Sitting behind the steering wheel of her red 4x4 Toyota, Sina Shireen gets a kick out of being one of the first women in this western Afghan city to throw off her burqa and learn how to drive.
The diminutive 22-year-old may be hard to see behind the tinted windows of the massive car but three years ago she had to be completely shrouded in an all-encompassing blue burqa even to leave the house.
"The most joyful moments of my life are when I'm driving -- I love it," Shireen says, the excitement visible on her face as she finally gets to do what the country's male motorists take for granted.
PHOTO: AFP
High school student Shireen is taking part in the first-ever driving course in Herat, Afghanistan's most prosperous city.
The course was launched in early February by the traffic department under the auspices of the new governor.
Until September last year, Herat was under the thumb of Ismael Khan, a military strongman whose views on women were only marginally more liberal than those of the fundamentalist Islamic Taliban.
Under Khan's rule, women were just about allowed to attend school but the driving lessons by a non-governmental Afghan organization proved unacceptable.
"The women's driving course was opened last year but we got order at the time from former governor to shut it down," said Basir Bigzad, one of the organizers in the Herat traffic department. "The course was closed three days after it was opened."
Khan, a former anti-Soviet fighter, was slammed for curbing the political and economic rights of women during his three-year tenure before he was dismissed by President Hamid Karzai last year amid violent riots.
He is now Afghanistan's minister of energy.
His replacement as governor was the more urbane Sayed Mohammad Khairkhwa, a technocrat and former ambassador to Ukraine, as well as an aide of Karzai.
"It's the right of a woman to drive," said the governor, who wears dark western suits in contrast to his turbanned predecessor.
"If you limit the activities of women you have limited the activities of half of the community. I wouldn't do that."
His attitude belies the agonizingly slow development of gender awareness in Afghanistan, where the treatment of women has largely regressed over the past two and a half decades of Soviet occupation, civil war and religious rule.
The country has recently named its first female provincial governor and President Karzai has a record three women in his new cabinet, but rights and empowerment are still foreign concepts to the majority of Afghan women.
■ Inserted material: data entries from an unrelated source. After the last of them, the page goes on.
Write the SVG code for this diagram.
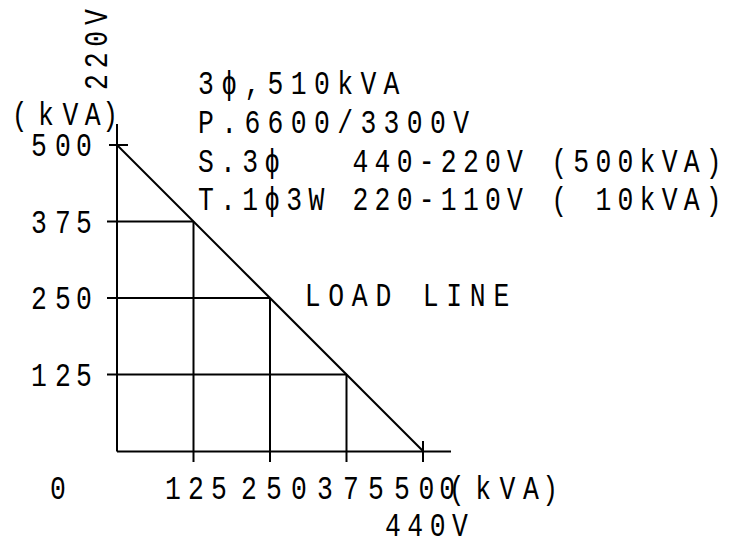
<svg xmlns="http://www.w3.org/2000/svg" width="729" height="545" viewBox="0 0 729 545">
  <style>
    text { font-family: "Liberation Mono", "DejaVu Sans Mono", monospace; font-size: 33px; fill: #000; white-space: pre; }
    .ln { stroke: #000; stroke-width: 2; fill: none; stroke-linecap: butt; }
    .wide { letter-spacing: 9.2px; }
    .mid { letter-spacing: 7.8px; }
  </style>
  <rect width="729" height="545" fill="#fff"/>

  <g id="connectors">
    <!-- axes -->
    <line class="ln" x1="117" y1="124" x2="117" y2="451.5"/>
    <line class="ln" x1="117" y1="451.5" x2="451" y2="451.5"/>
    <!-- 500 tick on y axis -->
    <line class="ln" x1="109" y1="145" x2="128" y2="145"/>
    <!-- horizontal grid lines -->
    <line class="ln" x1="107" y1="221.5" x2="193.5" y2="221.5"/>
    <line class="ln" x1="107" y1="298" x2="270" y2="298"/>
    <line class="ln" x1="107" y1="374.5" x2="346.5" y2="374.5"/>
    <!-- vertical grid lines -->
    <line class="ln" x1="193.5" y1="221.5" x2="193.5" y2="462"/>
    <line class="ln" x1="270" y1="298" x2="270" y2="462"/>
    <line class="ln" x1="346.5" y1="374.5" x2="346.5" y2="462"/>
    <line class="ln" x1="423" y1="441" x2="423" y2="462"/>
    <!-- load line -->
    <line class="ln" x1="117" y1="145" x2="423" y2="451"/>
  </g>

  <g id="rotated-label">
    <text transform="translate(107,88) rotate(-90) scale(0.8,1)" x="-2.5" y="0" style="letter-spacing:7.3px">220V</text>
  </g>

  <g id="y-axis-labels" transform="scale(0.8,1)">
    <text x="14.6 47.5 78.2 106 127.8" y="125">(kVA)</text>
    <text x="38.75 68.75 95" y="156.5">500</text>
    <text x="38.75 68.75 95" y="233">375</text>
    <text x="38.75 68.75 95" y="309.5">250</text>
    <text x="38.75 68.75 95" y="386">125</text>
  </g>

  <g id="x-axis-labels" transform="scale(0.8,1)">
    <text x="62.5" y="499">0</text>
    <text x="206.25 235 263.75" y="499">125</text>
    <text x="301.25 332.5 363.75" y="499">250</text>
    <text x="396.25 428.75 460" y="499">375</text>
    <text x="492.5 523 549" y="499">500</text>
    <text x="561 594 624.5 653.75 677.75" y="499">(kVA)</text>
    <text x="481.25" y="536" style="letter-spacing:8.1px">440V</text>
  </g>

  <g id="spec-text" transform="scale(0.8,1)">
    <text class="wide" x="247.5" y="94">3ϕ,510kVA</text>
    <text class="wide" x="247.5" y="133">P.6600/3300V</text>
    <text class="mid" x="247.5" y="172">S.3ϕ   440-220V (500kVA)</text>
    <text class="mid" x="247.5" y="210">T.1ϕ3W 220-110V ( 10kVA)</text>
  </g>

  <g id="load-line-label" transform="scale(0.8,1)">
    <text x="380.8" y="306" style="letter-spacing:9.7px">LOAD LINE</text>
  </g>
</svg>
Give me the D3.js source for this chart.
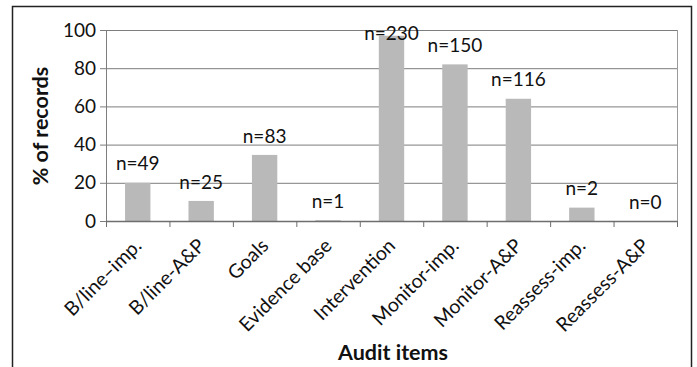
<!DOCTYPE html>
<html>
<head>
<meta charset="utf-8">
<script src="https://cdn.jsdelivr.net/npm/d3@7"></script>
<style>
  html, body { margin: 0; padding: 0; background: #fff; }
  svg { display: block; }
  text { font-family: Lato, "Open Sans", sans-serif; fill: #111; }
</style>
</head>
<body>
<svg id="chart" width="697" height="367"></svg>
<script>
// Audit items and the share of records meeting each one
const categories = ["B/line\u2013imp.", "B/line-A&P", "Goals", "Evidence base", "Intervention",
                    "Monitor-imp.", "Monitor-A&P", "Reassess-imp.", "Reassess-A&P"];
const percentValues = [20, 10.5, 34.6, 0.4, 97, 82, 64, 7, 0];
const countLabels = ["n=49", "n=25", "n=83", "n=1", "n=230", "n=150", "n=116", "n=2", "n=0"];
const yTicks = [0, 20, 40, 60, 80, 100];

const svg = d3.select("#chart");
const plot = { left: 106, right: 677, top: 30, bottom: 221 };

// outer chart frame
svg.append("rect")
  .attr("x", 12.5).attr("y", 6.5)
  .attr("width", 679).attr("height", 400)
  .attr("fill", "none").attr("stroke", "#222").attr("stroke-width", 1.5);

const x = d3.scaleBand().domain(categories).range([plot.left, plot.right])
  .paddingInner(0.6).paddingOuter(0.3);
const xEdge = d3.scaleLinear().domain([0, categories.length]).range([plot.left, plot.right]);
const y = d3.scaleLinear().domain([0, 100]).range([plot.bottom, plot.top]);

const gridColor = "#7d7d7d";

// horizontal gridlines with short outward ticks
const yAxis = svg.append("g")
  .attr("transform", `translate(${plot.left},0)`)
  .call(d3.axisLeft(y).tickValues(yTicks).tickSize(6).tickPadding(4).tickFormat(d3.format("d")));
yAxis.select(".domain").remove();
yAxis.selectAll(".tick line").attr("stroke", gridColor).attr("x2", plot.right - plot.left)
  .attr("x1", -6);
yAxis.selectAll(".tick text")
  .style("font-size", "19px").style("font-family", "Lato, sans-serif").attr("fill", "#111");

// left axis line and right plot edge
svg.append("line").attr("x1", plot.left + 0.5).attr("x2", plot.left + 0.5)
  .attr("y1", plot.top).attr("y2", plot.bottom).attr("stroke", gridColor);
svg.append("line").attr("x1", plot.right + 0.5).attr("x2", plot.right + 0.5)
  .attr("y1", plot.top).attr("y2", plot.bottom).attr("stroke", "#9a9a9a");

// bars
svg.append("g").selectAll("rect")
  .data(categories)
  .join("rect")
  .attr("x", d => x(d))
  .attr("width", x.bandwidth())
  .attr("y", (d, i) => y(percentValues[i]))
  .attr("height", (d, i) => y(0) - y(percentValues[i]))
  .attr("fill", "#b9b9b9");

// category axis: ticks at band boundaries
const xAxisG = svg.append("g").attr("transform", `translate(0,${plot.bottom})`);
xAxisG.append("line").attr("x1", plot.left).attr("x2", plot.right)
  .attr("y1", 0.5).attr("y2", 0.5).attr("stroke", "#6e6e6e").attr("stroke-width", 1.5);
xAxisG.selectAll("line.tk")
  .data(d3.range(categories.length + 1))
  .join("line").attr("class", "tk")
  .attr("x1", d => xEdge(d) + 0.5).attr("x2", d => xEdge(d) + 0.5)
  .attr("y1", 0).attr("y2", 6).attr("stroke", "#6e6e6e");

// rotated category labels
svg.append("g").selectAll("text")
  .data(categories)
  .join("text")
  .attr("transform", d => `translate(${x(d) + x.bandwidth() / 2 + 5},${plot.bottom + 26}) rotate(-45)`)
  .attr("text-anchor", "end")
  .style("font-size", "19.5px")
  .text(d => d);

// count labels above bars
svg.append("g").selectAll("text")
  .data(categories)
  .join("text")
  .attr("x", d => x(d) + x.bandwidth() / 2)
  .attr("y", (d, i) => Math.max(y(percentValues[i]) - 19, plot.top + 3))
  .attr("dy", "0.35em")
  .attr("text-anchor", "middle")
  .style("font-size", "19px")
  .text((d, i) => countLabels[i]);

// axis titles
svg.append("text")
  .attr("transform", `translate(40,126) rotate(-90)`)
  .attr("dy", "0.35em")
  .attr("text-anchor", "middle")
  .style("font-size", "21.5px").style("font-weight", "bold")
  .text("% of records");

svg.append("text")
  .attr("x", 393).attr("y", 352)
  .attr("dy", "0.35em")
  .attr("text-anchor", "middle")
  .style("font-size", "21.5px").style("font-weight", "bold")
  .text("Audit items");
</script>
</body>
</html>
During the three-week course, the students, now numbering 25, learn how to maneuver the car, observe traffic rules and change punctured tires -- a likely hazard on the donkey-cart and jeep-clogged streets of Herat.
"Women were not allowed to attend driving school under Ismael Khan," said one of Shireen's fellow students in a huge classroom decorated with road signs printed on paper and pinned on the wall.
"When a man can drive why should a woman not -- the constitution assures us equal rights with man," she said.
Driving is not without its potholes for Afghan women, because although the Taliban's religious police are gone female motorists still face discrimination in the male-dominated conservative Islamic country.
The Taliban were ousted by US-led forces in late 2001.
"We don't have a problem with the authorities now but people on the streets taunt us when they see us driving -- that is very annoying," said another driving student, Mahsooma Sadiqi.
Sadiqi said it wouldn't stop her though. "It was my dream to drive even I was a kid," the 23-year-old said.